「過去」に生きるのか、「現在」に生きるのか、「思考」の中に生きるのか

2020年4月15日水曜日

「インナーヒーリング」問題

t f B! P L
 精神分析療法が(ザックリ言って)自分の「過去」を掘り返して「原因」を探る作業であったのに対して、認知行動療法は自分の「今」の行動を実際的に変容させて、生きやすくするための作業だと言える。現在は後者が治療現場のメインとなっている。それはやはり我々が「過去」でなく「今」を生きているからに他ならないと思う。

 ところでキリスト教会の一部では、今も「インナーヒーリング」という幼少期のトラウマを掘り返して「過去を癒す(許す)」みたいな試みがなされている(「記憶の癒し」とも呼ばれる)。けれどこれは、要は精神分析療法に聖書を絡めたようなもので、周回遅れのアプローチと言わざるを得ない。

 過去を振り返ることも時には必要かもしれない。けれど特に思い出したくないことや嫌だったこと、辛かったことに再び直面させて、苦しめることにどれだけ「癒し」の効果があるか疑問だ。実際、「インナーヒーリング」で心の問題がすっかり解決した人というのは見たことがない。「だいぶ良くなりました」という感想なら実際に聞いたことがあるけれど、ガッツリ信じている人たちは、その効果に期待する気持ちが強く、少なからず自己暗示に掛かっていると思う。

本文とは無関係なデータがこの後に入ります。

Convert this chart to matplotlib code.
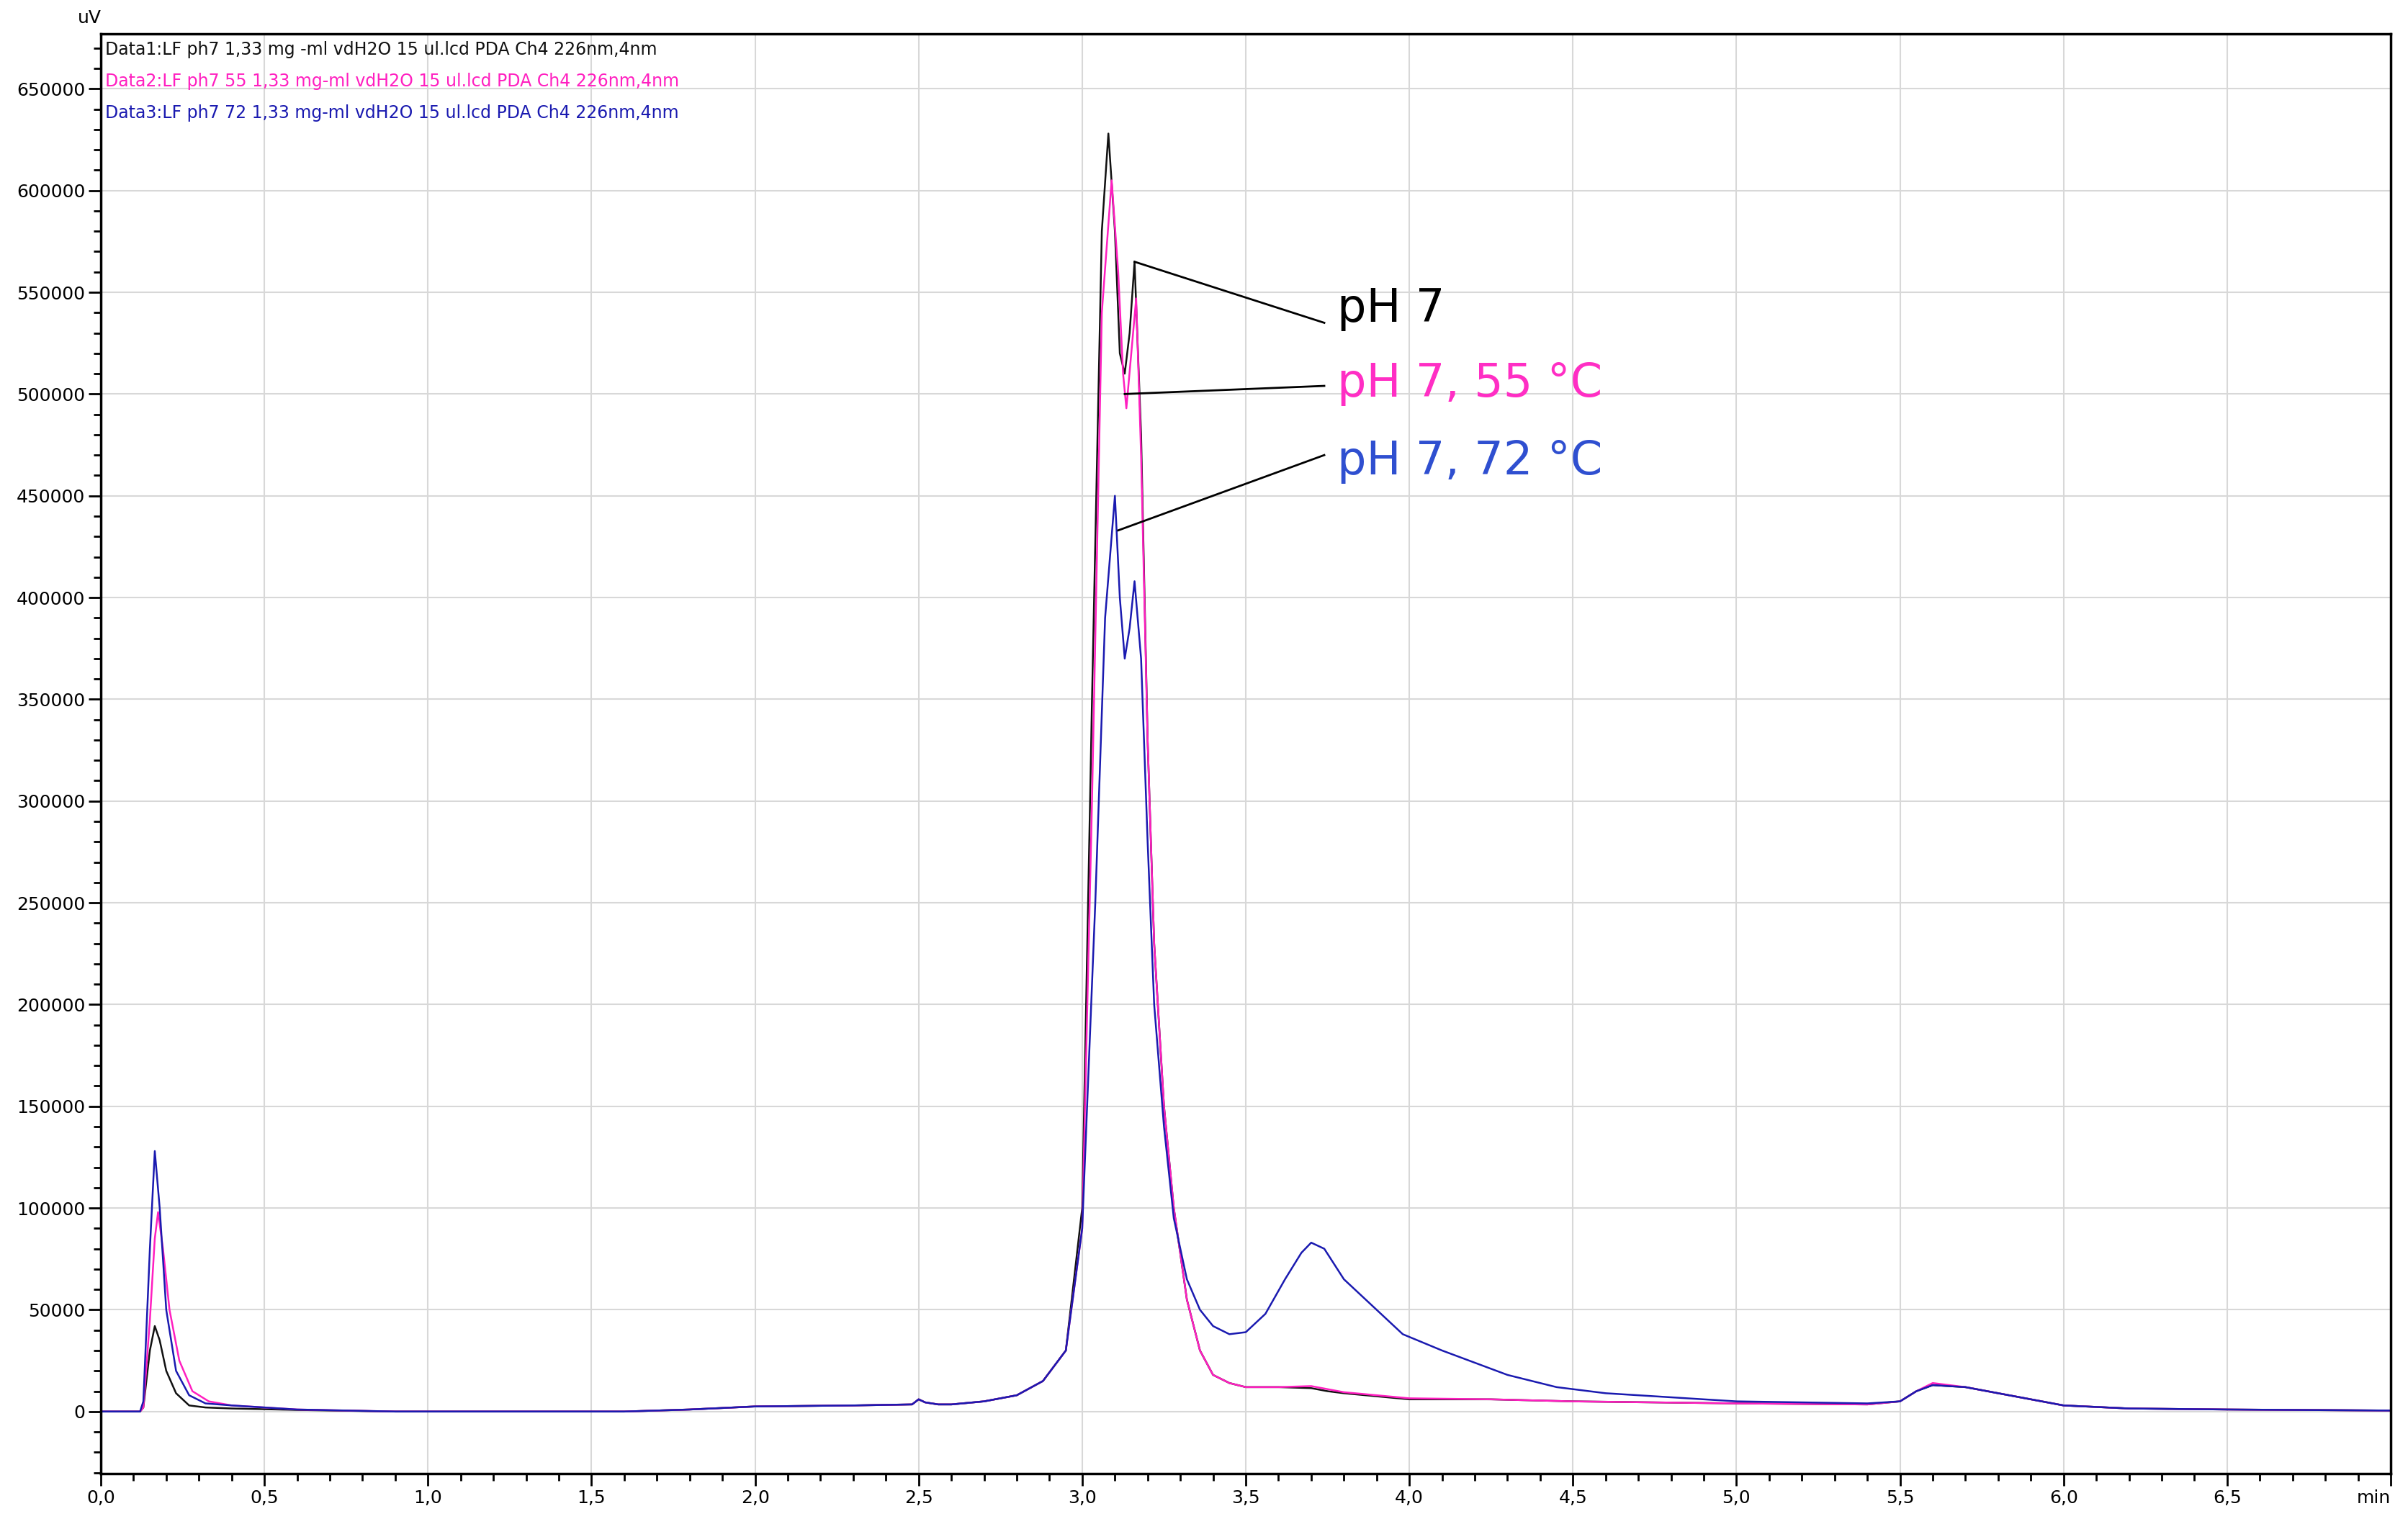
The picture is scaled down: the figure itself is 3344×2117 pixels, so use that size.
import numpy as np
import matplotlib
matplotlib.use("Agg")
import matplotlib.pyplot as plt
from matplotlib.ticker import MultipleLocator

x_black = [0,0.12,0.13,0.15,0.165,0.18,0.2,0.23,0.27,0.32,0.4,0.6,0.9,1.2,1.6,1.8,2.0,2.3,2.48,2.5,2.52,2.56,2.6,2.7,2.8,2.88,2.95,3.0,3.03,3.06,3.08,3.1,3.115,3.13,3.145,3.16,3.18,3.2,3.22,3.25,3.28,3.32,3.36,3.4,3.45,3.5,3.6,3.7,3.75,3.8,4.0,4.25,4.5,5.0,5.4,5.5,5.55,5.6,5.7,5.8,5.9,6.0,6.2,6.5,7.0]
y_black = [0,0,2000,30000,42000,35000,20000,9000,3000,2000,1500,800,0,0,0,1000,2500,3000,3500,6000,4500,3500,3500,5000,8000,15000,30000,100000,350000,580000,628000,580000,520000,510000,530000,565000,480000,330000,230000,150000,100000,55000,30000,18000,14000,12000,12000,11500,10000,9000,6000,6000,5000,4000,3500,5000,10000,13000,12000,9000,6000,3000,1500,1000,500]

x_pink = [0,0.12,0.13,0.15,0.165,0.175,0.19,0.21,0.24,0.28,0.33,0.4,0.6,0.9,1.2,1.6,1.8,2.0,2.3,2.48,2.5,2.52,2.56,2.6,2.7,2.8,2.88,2.95,3.0,3.03,3.06,3.09,3.11,3.125,3.135,3.15,3.165,3.18,3.2,3.22,3.25,3.28,3.32,3.36,3.4,3.45,3.5,3.6,3.7,3.75,3.8,4.0,4.25,4.5,5.0,5.4,5.5,5.55,5.6,5.7,5.8,5.9,6.0,6.2,6.5,7.0]
y_pink = [0,0,2000,45000,85000,98000,80000,50000,25000,10000,5000,3000,1000,0,0,0,1000,2500,3000,3500,6000,4500,3500,3500,5000,8000,15000,30000,90000,300000,540000,605000,560000,510000,493000,520000,547000,470000,330000,230000,150000,100000,55000,30000,18000,14000,12000,12000,12500,11000,9500,6500,6000,5000,4000,3500,5000,10000,14000,12000,9000,6000,3000,1500,1000,500]

x_blue = [0,0.12,0.13,0.15,0.165,0.18,0.2,0.23,0.27,0.32,0.4,0.6,0.9,1.2,1.6,1.8,2.0,2.3,2.48,2.5,2.52,2.56,2.6,2.7,2.8,2.88,2.95,3.0,3.04,3.07,3.1,3.115,3.13,3.145,3.16,3.18,3.2,3.22,3.25,3.28,3.32,3.36,3.4,3.45,3.5,3.56,3.62,3.67,3.7,3.74,3.8,3.9,3.98,4.1,4.2,4.3,4.45,4.6,4.8,5.0,5.4,5.5,5.55,5.6,5.7,5.8,5.9,6.0,6.2,6.5,7.0]
y_blue = [0,0,5000,80000,128000,100000,50000,20000,8000,4000,3000,1000,0,0,0,1000,2500,3000,3500,6000,4500,3500,3500,5000,8000,15000,30000,90000,250000,390000,450000,400000,370000,385000,408000,370000,280000,200000,140000,95000,65000,50000,42000,38000,39000,48000,65000,78000,83000,80000,65000,50000,38000,30000,24000,18000,12000,9000,7000,5000,4000,5000,10000,13000,12000,9000,6000,3000,1500,1000,500]

legend_texts = ["Data1:LF ph7 1,33 mg -ml vdH2O 15 ul.lcd PDA Ch4 226nm,4nm",
                "Data2:LF ph7 55 1,33 mg-ml vdH2O 15 ul.lcd PDA Ch4 226nm,4nm",
                "Data3:LF ph7 72 1,33 mg-ml vdH2O 15 ul.lcd PDA Ch4 226nm,4nm"]
labels = ["pH 7", "pH 7, 55 °C", "pH 7, 72 °C"]
colors = ["#111111", "#ff1fc0", "#1a1ab0"]
label_colors = ["#000000", "#ff2ec4", "#2f4fd0"]
x_ticks = [0,0.5,1,1.5,2,2.5,3,3.5,4,4.5,5,5.5,6,6.5,7]
x_ticklabels = ["0,0","0,5","1,0","1,5","2,0","2,5","3,0","3,5","4,0","4,5","5,0","5,5","6,0","6,5","min"]
y_ticks = list(range(0, 650001, 50000))

fig = plt.figure(figsize=(33.44, 21.17), dpi=100)
ax = fig.add_axes([140/3344, 1-2047/2117, (3320-140)/3344, (2047-47)/2117])
ax.set_xlim(0, 7)
ax.set_ylim(-30500, 677000)
ax.grid(True, which="major", color="#d8d8d8", lw=1.5)
ax.set_axisbelow(True)
for xs, ys, c in zip([x_black, x_pink, x_blue], [y_black, y_pink, y_blue], colors):
    ax.plot(xs, ys, color=c, lw=1.8)
ax.set_xticks(x_ticks)
ax.set_xticklabels(x_ticklabels)
ax.get_xticklabels()[-1].set_ha("right")
ax.set_yticks(y_ticks)
ax.set_yticklabels([str(v) for v in y_ticks])
ax.xaxis.set_minor_locator(MultipleLocator(0.1))
ax.yaxis.set_minor_locator(MultipleLocator(10000))
ax.tick_params(which="major", length=12, width=2, labelsize=18, direction="out")
ax.tick_params(which="minor", length=7, width=2, direction="out")
for s in ax.spines.values():
    s.set_linewidth(2.5)
ax.text(-0.01, 1.005, "uV", transform=ax.transAxes, fontsize=18, ha="left", va="bottom")
for i, (t, c) in enumerate(zip(legend_texts, colors)):
    ax.text(0.002, 0.995 - i*0.022, t, transform=ax.transAxes, color=c, fontsize=17, va="top", ha="left")

ann = [((3.16, 565000), (3.74, 535000), 542000),
       ((3.13, 500000), (3.74, 504000), 505000),
       ((3.11, 433000), (3.74, 470000), 467000)]
for (p0, p1, ty), lab, c in zip(ann, labels, label_colors):
    ax.plot([p0[0], p1[0]], [p0[1], p1[1]], color="black", lw=2)
    ax.text(3.78, ty, lab, color=c, fontsize=46, va="center", ha="left")

fig.savefig("out.png", dpi=100)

 また実際の「インナーヒーリング」の現場では、本人がまったく記憶にない事柄なのに、「あなたは覚えていないけれど、○○ということが過去にあったのだ。そこに主の癒しを求めなければならない」などと決め付けられて、いまいち納得できないけれど祈らされる、みたいなことも行われている。そこまでくると詐欺と変わらない。クリスチャンの皆さんは注意した方がいいと思う。
 どうか過去でなく、現在に生きて下さい。

 あとついでに書いておくと、「思考という名の戦場」の系統も良くないと思う。
 自己の内面に関わることを、ああいう本一冊でコントロールしようとするのは水素水とか血液クレンジングとかに頼るのに似てて、危険でさえある。

 少なくとも神経症気質の人は手を出さない方がいいと思う。
 なぜなら自分の意識や無意識の中に「悪魔の足がかり」があると聞かされることで、気になりすぎて四六時中「イエスの御名によって悪魔よ退け!」と祈り続ける羽目になり、それでも不安で仕方なくて、そうやって自分で自分の首を絞めるような状態になってしまうから。そこまでくると有害でしかない。

 もちろん思考しなければ生きられないけれど、わたしたちは思考の中に生きるのではない。まったく逆で、生きるために思考を使うのだ。思考の中にどっぷり浸かってしまうと、気になりすぎて動けなくなる。

 さてわたしたちは「過去」に生きるのか、「現在」に生きるのか、「思考」の中に生きるのか。